======== Given data ========

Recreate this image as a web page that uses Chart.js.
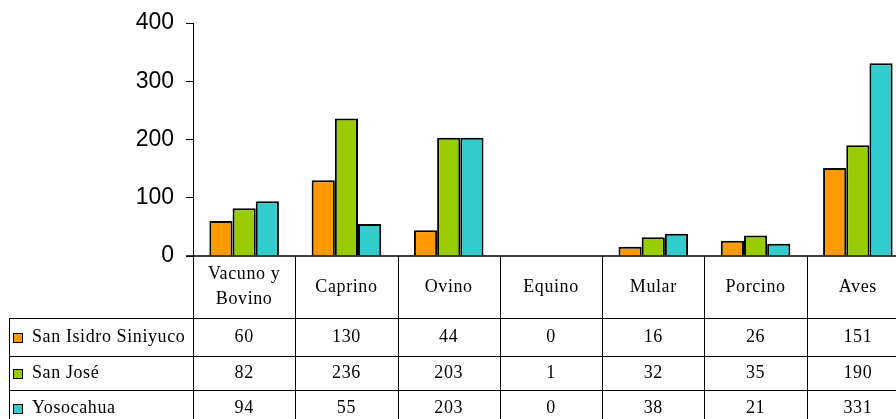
<!DOCTYPE html>
<html>
<head>
<meta charset="utf-8">
<script src="https://cdn.jsdelivr.net/npm/chart.js@4"></script>
<style>
  html, body { margin: 0; padding: 0; background: #fff; overflow: hidden; }
  #wrap { position: relative; width: 909px; height: 419px; }
</style>
</head>
<body>
<div id="wrap"><canvas id="c" width="909" height="419"></canvas></div>
<script>
const categories = [['Vacuno y', 'Bovino'], 'Caprino', 'Ovino', 'Equino', 'Mular', 'Porcino', 'Aves'];
const seriesNames = ['San Isidro Siniyuco', 'San José', 'Yosocahua'];
const sanIsidro = [60, 130, 44, 0, 16, 26, 151];
const sanJose = [82, 236, 203, 1, 32, 35, 190];
const yosocahua = [94, 55, 203, 0, 38, 21, 331];
const seriesColors = ['#FF9900', '#99CC00', '#33CCCC'];
const yTicks = [0, 100, 200, 300, 400];

const seriesValues = [sanIsidro, sanJose, yosocahua];

const tableFont = '18px "Liberation Serif", "Times New Roman", serif';

const tablePlugin = {
  id: 'dataTable',
  afterDraw(chart) {
    const ctx = chart.ctx;
    const xs = chart.scales.x;
    const area = chart.chartArea;
    const n = categories.length;
    const catW = (area.right - area.left) / n;
    const top = area.bottom;
    const headerBottom = top + 62;
    const rowLines = [headerBottom, headerBottom + 38, headerBottom + 72, headerBottom + 108];
    const tableLeft = 9;
    const bottomY = chart.height + 5;

    ctx.save();
    ctx.strokeStyle = '#000';
    // x axis line
    ctx.lineWidth = 1.5;
    ctx.beginPath();
    ctx.moveTo(area.left - 7, top);
    ctx.lineTo(chart.width, top);
    ctx.stroke();

    ctx.lineWidth = 1;
    // vertical lines at category boundaries
    for (let i = 0; i <= n; i++) {
      const x = Math.round(xs.getPixelForValue(0) - catW / 2 + i * catW) + 0.5;
      ctx.beginPath();
      ctx.moveTo(x, top);
      ctx.lineTo(x, bottomY);
      ctx.stroke();
    }
    // left border of legend column
    ctx.beginPath();
    ctx.moveTo(tableLeft + 0.5, headerBottom);
    ctx.lineTo(tableLeft + 0.5, bottomY);
    ctx.stroke();
    // horizontal lines
    for (let r = 0; r < 3; r++) {
      const y = Math.round(rowLines[r]) + 0.5;
      ctx.beginPath();
      ctx.moveTo(tableLeft, y);
      ctx.lineTo(chart.width, y);
      ctx.stroke();
    }

    ctx.fillStyle = '#000';
    ctx.font = tableFont;
    if ('letterSpacing' in ctx) ctx.letterSpacing = '0.6px';
    ctx.textAlign = 'center';
    ctx.textBaseline = 'middle';
    // header labels
    for (let i = 0; i < n; i++) {
      const cx = xs.getPixelForValue(i);
      const lab = categories[i];
      const cy = (top + headerBottom) / 2;
      if (Array.isArray(lab)) {
        const lh = 25;
        lab.forEach((t, k) => {
          ctx.fillText(t, cx, cy - (lab.length - 1) * lh / 2 + k * lh);
        });
      } else {
        ctx.fillText(lab, cx, cy);
      }
    }
    // rows
    for (let r = 0; r < 3; r++) {
      const y0 = rowLines[r];
      const y1 = rowLines[r + 1];
      const cy = (y0 + y1) / 2;
      // legend key
      const ky = Math.round(cy) - 4;
      ctx.fillStyle = '#000';
      ctx.fillRect(13, ky, 10, 10);
      ctx.fillStyle = seriesColors[r];
      ctx.fillRect(14, ky + 1, 8, 8);
      ctx.fillStyle = '#000';
      ctx.textAlign = 'left';
      ctx.fillText(seriesNames[r], 32, cy);
      ctx.textAlign = 'center';
      for (let i = 0; i < n; i++) {
        ctx.fillText(String(seriesValues[r][i]), xs.getPixelForValue(i), cy);
      }
    }
    ctx.restore();
  }
};

new Chart(document.getElementById('c'), {
  type: 'bar',
  data: {
    labels: categories.map(c => Array.isArray(c) ? c.join(' ') : c),
    datasets: seriesNames.map((name, i) => ({
      label: name,
      data: seriesValues[i],
      backgroundColor: seriesColors[i],
      borderColor: '#000',
      borderWidth: 2,
      categoryPercentage: 0.68,
      barPercentage: 1.0
    }))
  },
  options: {
    responsive: false,
    animation: false,
    events: [],
    layout: { padding: { top: 23, bottom: 163, left: 0, right: 0 } },
    plugins: { legend: { display: false }, tooltip: { enabled: false } },
    scales: {
      x: { display: false, offset: true },
      y: {
        min: 0,
        max: 400,
        afterBuildTicks(scale) { scale.ticks = yTicks.map(v => ({ value: v })); },
        afterFit(scale) { scale.width = 193; scale.paddingTop = 0; scale.paddingBottom = 0; },
        grid: { drawOnChartArea: false, drawTicks: true, tickLength: 7, color: '#000', lineWidth: 1 },
        border: { display: true, color: '#000', width: 1 },
        ticks: {
          color: '#000',
          padding: 12,
          font: { family: '"Liberation Sans", Arial, sans-serif', size: 23 }
        }
      }
    }
  },
  plugins: [tablePlugin]
});
</script>
</body>
</html>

========

* _Task instructions_:
Up to and including the line containing "const tableFont = '18px", repeat every line from the start of the data, but none of the pictures.

* _Right answer_:
Recreate this image as a web page that uses Chart.js.
<!DOCTYPE html>
<html>
<head>
<meta charset="utf-8">
<script src="https://cdn.jsdelivr.net/npm/chart.js@4"></script>
<style>
  html, body { margin: 0; padding: 0; background: #fff; overflow: hidden; }
  #wrap { position: relative; width: 909px; height: 419px; }
</style>
</head>
<body>
<div id="wrap"><canvas id="c" width="909" height="419"></canvas></div>
<script>
const categories = [['Vacuno y', 'Bovino'], 'Caprino', 'Ovino', 'Equino', 'Mular', 'Porcino', 'Aves'];
const seriesNames = ['San Isidro Siniyuco', 'San José', 'Yosocahua'];
const sanIsidro = [60, 130, 44, 0, 16, 26, 151];
const sanJose = [82, 236, 203, 1, 32, 35, 190];
const yosocahua = [94, 55, 203, 0, 38, 21, 331];
const seriesColors = ['#FF9900', '#99CC00', '#33CCCC'];
const yTicks = [0, 100, 200, 300, 400];

const seriesValues = [sanIsidro, sanJose, yosocahua];

const tableFont = '18px "Liberation Serif", "Times New Roman", serif';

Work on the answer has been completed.